Entre 15 et 20 millions d'hectares de terres arables des pays en développement ont été négociés depuis 2006, privant nombre de paysans de leur principale source de subsistance, s'est alarmé, lundi, le rapporteur de l'ONU (Organisation des Nations unies) pour le droit à l'alimentation, Olivier de Schutter.
« Certaines estimations conduisent à la conclusion que depuis 2006, entre 15 et 20 millions d'hectares de terre ont fait l'objet de négociations », a-t-il expliqué en présentant un rapport sur la question lors d'un point de presse.
Cette surface correspond « à la totalité des terres agricoles de la France et à un cinquième de celles de toute l'Union européenne », selon le rapport.

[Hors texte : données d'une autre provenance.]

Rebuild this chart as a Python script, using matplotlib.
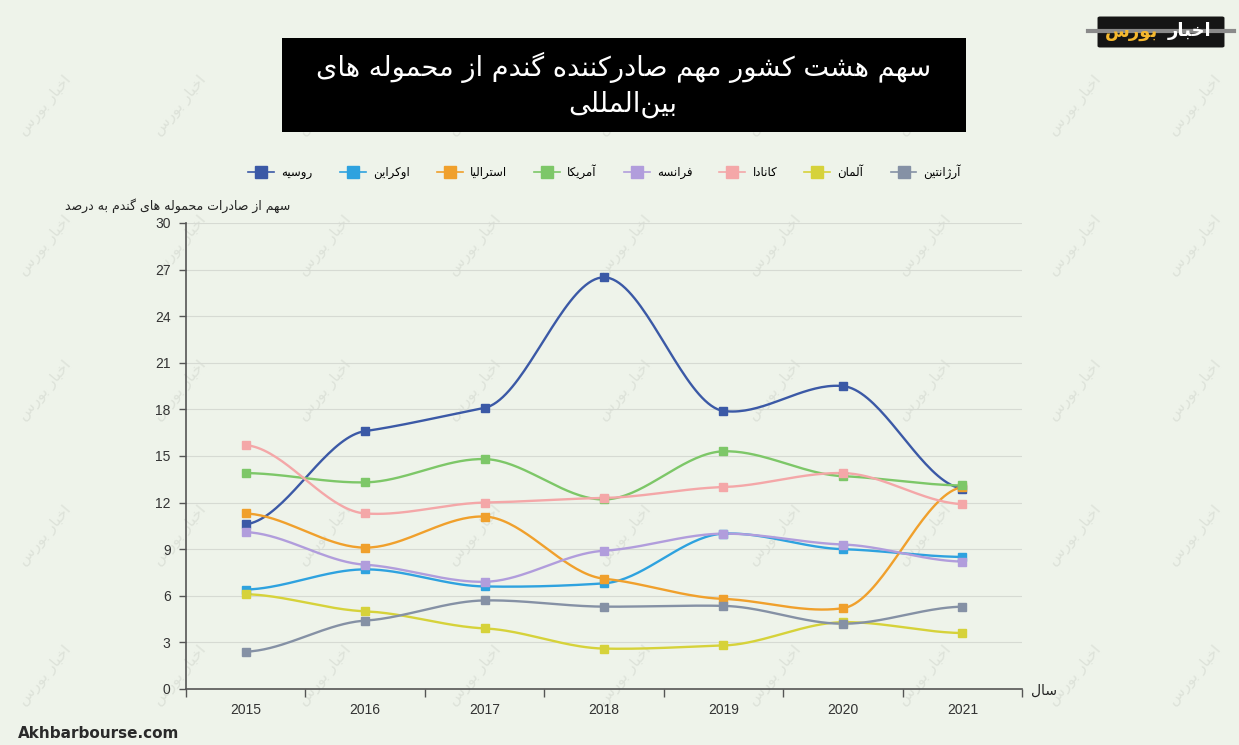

« Je suis extrêmement dubitatif et inquiet de voir que l'on a des transactions sur de très larges surfaces de terre qui vont mettre en danger la possibilité pour (les paysans) de continuer de subsister de la terre dont ils dépendent », a déploré l'expert.
Beaucoup de ces négociations qui concernent des achats ou des locations de longue durée de terres en Afrique subsaharienne, Europe de l'Est, Asie et Amérique latine « se poursuivent tandis que quelques-unes ont abouti à une prise de possession littérale d'investisseurs étrangers », a ajouté Olivier de Schutter.
Ces captations posent de nombreux problèmes pour les droits de l'homme et notamment les droits à la terre et à l'alimentation, remarque-t-il.
D'une part, l'arrivée d'investisseurs étrangers augmente la spéculation sur les terres en éveillant l'intérêt des élites locales, qui diminue de fait les possibilités d'accès à la propriété des paysans.
D'autre part, elle pose le problème délicat de la subsistance des petits producteurs, car la plupart des terres acquises servent à la production de biens pour l'exportation.
En outre, si un investisseur se mettait à vendre à bas prix sur les marchés locaux, « cela aura un impact considérable sur les petits paysans locaux qui verront leurs moyens de subsistance diminuer », met-il en avant.
Pour Olivier de Schutter, l'arrivée d'investisseurs étrangers pourrait toutefois présenter des « avantages » si ces derniers privilégiaient au rachat « des modèles contractuels qui n'impliquent pas de transfert sur les droits de propriété de la terre ».